DATA –
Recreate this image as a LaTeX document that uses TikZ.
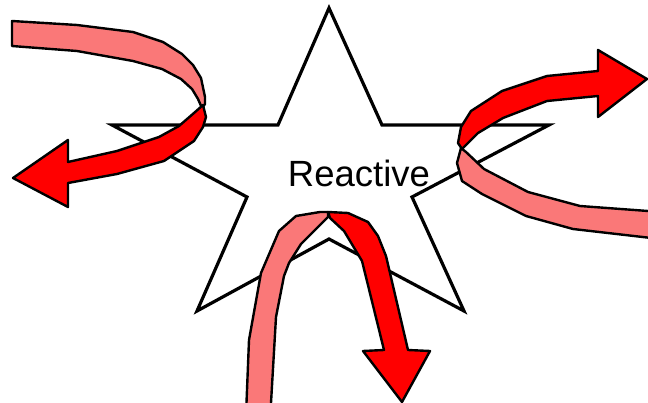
\documentclass[tikz,border=0pt]{standalone}
\usepackage{fontspec}
\setmainfont{Liberation Sans}
\begin{document}
\begin{tikzpicture}[x=1pt,y=-1pt,
  staroutline/.style={draw=black,line width=3.2pt,fill=white,line join=miter},
  frontband/.style={draw=black,line width=2.4pt,fill={rgb,255:red,255;green,0;blue,0},line join=round},
  backband/.style={draw=black,line width=2.4pt,fill={rgb,255:red,250;green,120;blue,120},line join=round}]
\useasboundingbox (0,0) rectangle (648,403);
\clip (0,0) rectangle (648,403);
% star
\draw[staroutline] (329,8) -- (382,125) -- (549,125) -- (412,197) -- (464,311) -- (329,239)
  -- (197,311) -- (247,197) -- (112,125) -- (278,125) -- cycle;
\node[anchor=base,inner sep=0pt,font=\fontsize{36.5}{40}\selectfont] (label) at (359,187) {Reactive};
% left ribbon
\draw[backband] (12,21) -- (77,25) -- (133,32) -- (163,42) -- (182,54) -- (193,65) -- (201,78)
  -- (205,97) -- (205,104) -- (202,108) -- (198,99) -- (192,89) -- (181,79) -- (162,69)
  -- (133,61) -- (77,51) -- (12,46) -- cycle;
\draw[frontband] (203,105) -- (206,117) -- (203,127) -- (194,141) -- (164,161) -- (117,174)
  -- (68,183) -- (68,207) -- (13,178) -- (68,140) -- (68,162) -- (117,151) -- (159,137)
  -- (179,126) -- (194,113) -- cycle;
% right ribbon
\draw[backband] (461,148) -- (457,163) -- (462,181) -- (482,194) -- (526,216) -- (573,229)
  -- (660,239) -- (660,211) -- (648,211) -- (580,206) -- (528,192) -- (484,169) -- (466,152) -- cycle;
\draw[frontband] (462,149) -- (458,143) -- (461,127) -- (471,111) -- (502,91) -- (547,76)
  -- (598,71) -- (598,50) -- (647,79) -- (598,117) -- (598,96) -- (547,101) -- (503,118)
  -- (478,133) -- cycle;
% bottom ribbon
\draw[backband] (328,212) -- (320,212) -- (296,216) -- (279,231) -- (261,273) -- (249,340)
  -- (246,415) -- (270,415) -- (271,403) -- (276,317) -- (284,276) -- (289,263) -- (301,244)
  -- (328,217) -- cycle;
\draw[frontband] (328,212) -- (348,213) -- (368,222) -- (378,236) -- (386,256) -- (408,350)
  -- (430,351) -- (402,402) -- (363,351) -- (384,350) -- (362,261) -- (344,231) -- (330,218) -- cycle;
\end{tikzpicture}
\end{document}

EXERCISE TASK – Go through the material above and print all of it exactly, except the pictures.

TASK OUTPUT –
Recreate this image as a LaTeX document that uses TikZ.
\documentclass[tikz,border=0pt]{standalone}
\usepackage{fontspec}
\setmainfont{Liberation Sans}
\begin{document}
\begin{tikzpicture}[x=1pt,y=-1pt,
  staroutline/.style={draw=black,line width=3.2pt,fill=white,line join=miter},
  frontband/.style={draw=black,line width=2.4pt,fill={rgb,255:red,255;green,0;blue,0},line join=round},
  backband/.style={draw=black,line width=2.4pt,fill={rgb,255:red,250;green,120;blue,120},line join=round}]
\useasboundingbox (0,0) rectangle (648,403);
\clip (0,0) rectangle (648,403);
% star
\draw[staroutline] (329,8) -- (382,125) -- (549,125) -- (412,197) -- (464,311) -- (329,239)
  -- (197,311) -- (247,197) -- (112,125) -- (278,125) -- cycle;
\node[anchor=base,inner sep=0pt,font=\fontsize{36.5}{40}\selectfont] (label) at (359,187) {Reactive};
% left ribbon
\draw[backband] (12,21) -- (77,25) -- (133,32) -- (163,42) -- (182,54) -- (193,65) -- (201,78)
  -- (205,97) -- (205,104) -- (202,108) -- (198,99) -- (192,89) -- (181,79) -- (162,69)
  -- (133,61) -- (77,51) -- (12,46) -- cycle;
\draw[frontband] (203,105) -- (206,117) -- (203,127) -- (194,141) -- (164,161) -- (117,174)
  -- (68,183) -- (68,207) -- (13,178) -- (68,140) -- (68,162) -- (117,151) -- (159,137)
  -- (179,126) -- (194,113) -- cycle;
% right ribbon
\draw[backband] (461,148) -- (457,163) -- (462,181) -- (482,194) -- (526,216) -- (573,229)
  -- (660,239) -- (660,211) -- (648,211) -- (580,206) -- (528,192) -- (484,169) -- (466,152) -- cycle;
\draw[frontband] (462,149) -- (458,143) -- (461,127) -- (471,111) -- (502,91) -- (547,76)
  -- (598,71) -- (598,50) -- (647,79) -- (598,117) -- (598,96) -- (547,101) -- (503,118)
  -- (478,133) -- cycle;
% bottom ribbon
\draw[backband] (328,212) -- (320,212) -- (296,216) -- (279,231) -- (261,273) -- (249,340)
  -- (246,415) -- (270,415) -- (271,403) -- (276,317) -- (284,276) -- (289,263) -- (301,244)
  -- (328,217) -- cycle;
\draw[frontband] (328,212) -- (348,213) -- (368,222) -- (378,236) -- (386,256) -- (408,350)
  -- (430,351) -- (402,402) -- (363,351) -- (384,350) -- (362,261) -- (344,231) -- (330,218) -- cycle;
\end{tikzpicture}
\end{document}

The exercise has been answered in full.